Return the lines where the word "React" occurs.

________________________

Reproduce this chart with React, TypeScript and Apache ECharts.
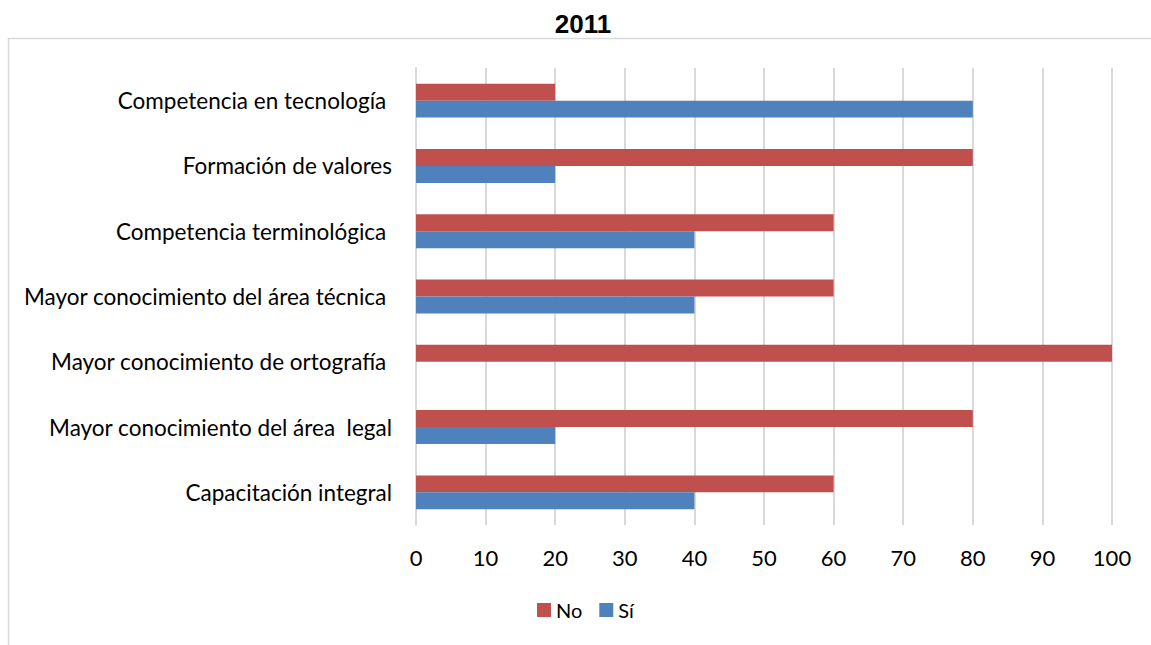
import React, { useEffect, useRef } from "react";
import * as echarts from "echarts";

const categories = [
  "Capacitación integral",
  "Mayor conocimiento del área  legal",
  "Mayor conocimiento de ortografía ",
  "Mayor conocimiento del área técnica ",
  "Competencia terminológica ",
  "Formación de valores",
  "Competencia en tecnología ",
];
const noValues = [60, 80, 100, 60, 60, 80, 20];
const siValues = [40, 20, 0, 40, 40, 20, 80];
const seriesNames = ["No", "Sí"];
const titleText = "2011";

const FONT = "Lato, 'Noto Sans', sans-serif";

export default function App() {
  const ref = useRef<HTMLDivElement>(null);
  useEffect(() => {
    document.body.style.margin = "0";
    const chart = echarts.init(ref.current!, null, { renderer: "svg" });
    chart.setOption({
      animation: false,
      backgroundColor: "#ffffff",
      title: {
        text: titleText,
        left: 578,
        textAlign: "center",
        top: 6,
        textStyle: { fontFamily: "'Liberation Sans', Arial, sans-serif", fontWeight: "bold", fontSize: 26, color: "#000" },
      },
      graphic: [
        { type: "line", shape: { x1: 8, y1: 38.5, x2: 1151, y2: 38.5 }, style: { stroke: "#d9d9d9", lineWidth: 1.5 } },
        { type: "line", shape: { x1: 8.5, y1: 38, x2: 8.5, y2: 645 }, style: { stroke: "#d9d9d9", lineWidth: 1.5 } },
      ],
      legend: {
        data: seriesNames,
        top: 600,
        left: 537,
        padding: 0,
        itemWidth: 14,
        itemHeight: 14,
        itemGap: 17,
        icon: "rect",
        textStyle: { fontFamily: FONT, fontSize: 20, color: "#000" },
      },
      grid: { left: 416, right: 39, top: 68, bottom: 120, containLabel: false },
      xAxis: {
        type: "value",
        min: 0,
        max: 100,
        interval: 10,
        axisLine: { show: false },
        axisTick: { show: false },
        axisLabel: { fontFamily: FONT, fontSize: 22, color: "#000", margin: 21 },
        splitLine: { lineStyle: { color: "#d9d9d9", width: 2 } },
      },
      yAxis: {
        type: "category",
        data: categories,
        axisLine: { lineStyle: { color: "#d9d9d9", width: 2 } },
        axisTick: { show: false },
        axisLabel: { fontFamily: FONT, fontSize: 22.5, color: "#000", margin: 24 },
      },
      series: [
        { name: "No", type: "bar", data: noValues, itemStyle: { color: "#C0504D" }, barCategoryGap: "48%", barGap: "0%" },
        { name: "Sí", type: "bar", data: siValues, itemStyle: { color: "#4F81BD" }, barCategoryGap: "48%", barGap: "0%" },
      ],
    });
    return () => chart.dispose();
  }, []);
  return <div ref={ref} style={{ position: "absolute", left: 0, top: 0, width: 1151, height: 645 }} />;
}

________________________

* _Task response_
Reproduce this chart with React, TypeScript and Apache ECharts.
import React, { useEffect, useRef } from "react";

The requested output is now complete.